In Western Australia, Bandyup Women’s Prison is still (akin to) torture. Shut it down!

Inside Bandyup Women’s Prison

On December 12, Neil Morgan, the Inspector of Custodial Services for Western Australia, released a scathing report summary, benignly entitled The birth at Bandyup Women’s Prison in March 2018. Just in time for Christmas, the report tells the story of Amy (not her real name) who gave birth, alone in a cell, at Bandyup Women’s Prison, the only women’s prison in Western Australia. The Inspector’s media release on the report opens: “The Inspector of Custodial Services, Neil Morgan, has voiced serious concerns about a birth at Bandyup Women’s Prison on 11 March 2018. Despite pleading for help multiple times for over an hour, a woman (‘Amy’) gave birth alone in a locked cell at 7.40pm. Staff observed events through a hatch in the cell door, but the door was not unlocked for several minutes after the birth.

On releasing a summary of his report into the birth, Mr Morgan said: `I wanted to know how such an event could occur in a 21st Century Australian prison and to prevent it happening again.’” What do we imagine a 21stCentury prison, Australian or otherwise, is, and especially for women? Bandyup Women’s Prison has been known as a hellhole for years, and yet … there it is.

Here is Amy’s story, reduced to a timeline. At 5:30, Amy made a cell call, saying she was in labor. She was taken Bandyup Health Centre. The nurses were not told of the cell call. So, they gave her paracetamol, or acetaminophen, and sent her back to her cell. At 6 pm, the prison went into night lock down. At 6:30, Amy made a number of cell calls. She sounded distressed and said she was in labor. Custodial staff came to the door, and talked to Amy, through the door. Amy became increasingly distressed. Nursing staff arrived around 7:35, a full hour later. According to the Inspector’s report, “By this time, Amy’s distress was palpable, and she clearly needed help. However, the nursing staff could only assess her through the locked cell door, because the only person with cell keys was a senior staff member in the gatehouse.” At 7:40, alone, in a cramped cell, Amy gave birth: “Excessive delays continued even after Amy had delivered her child. Due to poor record keeping, we cannot put a precise time on it, but it took somewhere between seven and 12 minutes before the officer from the gatehouse arrived with the keys, and the cell door was opened. This finally allowed assistance to be provided. Amy and her baby were transferred to hospital that evening.”

Why was Amy in prison? The Inspector’s report begins: “On 30 January 2018, a woman we will call ‘Amy’ appeared in court. She was in the late stages of pregnancy and was granted bail subject to a number of conditions. However, she was unable to meet the conditions and was taken to the Melaleuca Remand and Reintegration Facility (Melaleuca). On 17 February 2018, Amy was moved to Bandyup Women’s Prison (Bandyup).” Amy was in prison because she couldn’t pull together enough money to post bail. 

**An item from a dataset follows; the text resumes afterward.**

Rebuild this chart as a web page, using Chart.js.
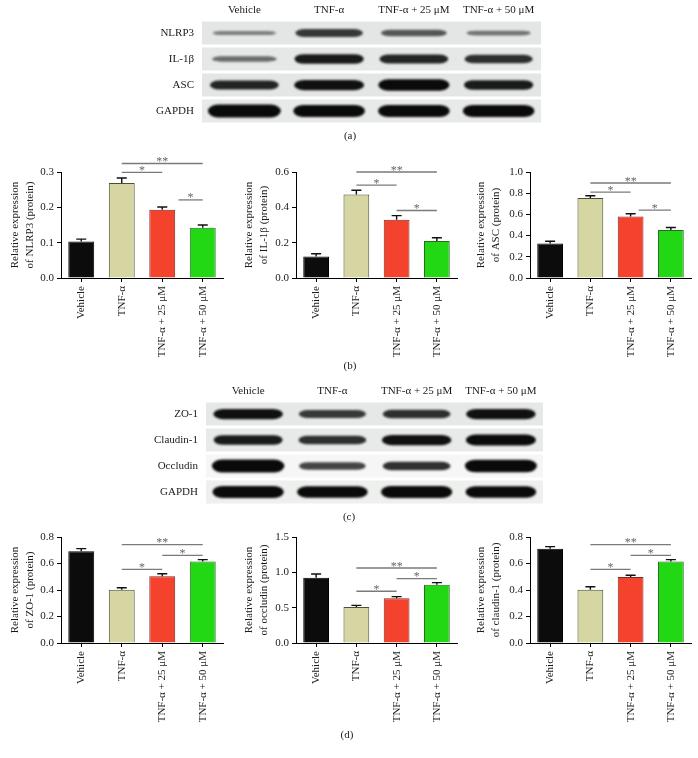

Why was Amy in prison? Amy is an Indigenous woman, living in Australia. In Australia, Aboriginal and Torres Strait Islander women in prison are the fastest growing prison population. Amy is an Indigenous woman living in Western Australia. Western Australia has the highest imprisonment rate for Aboriginal and Torres Strait Islander women in Australia and boasts the highest rates of Indigenous prisoners awaiting trial

Bandyup Women’s Prison has been acknowledged, for years, as a hellhole. In 2015, it was the most overcrowded prison in Western Australia, famous for an Indigenous woman’s death in custodygross mismanagement of vulnerable individuals and populations, sponsoring a culture of despair, and worse. In 2015, Neil Morgan, the same Neil Morgan, issued a damning report. Three years later, the State is shocked to discover the conditions of the 21stCentury Australian prison. The time for inspections,reports, shock and discovery is over. How many more women must give birth, alone, in a filthy cramped cell, simply because they can’t pay the exit fee? How many more Indigenous women must suffer torture and death behind bars for having committed the crime of being-Indigenous-woman? How many more Amy’s? Close Bandyup Women’s Prison today. Shut it down!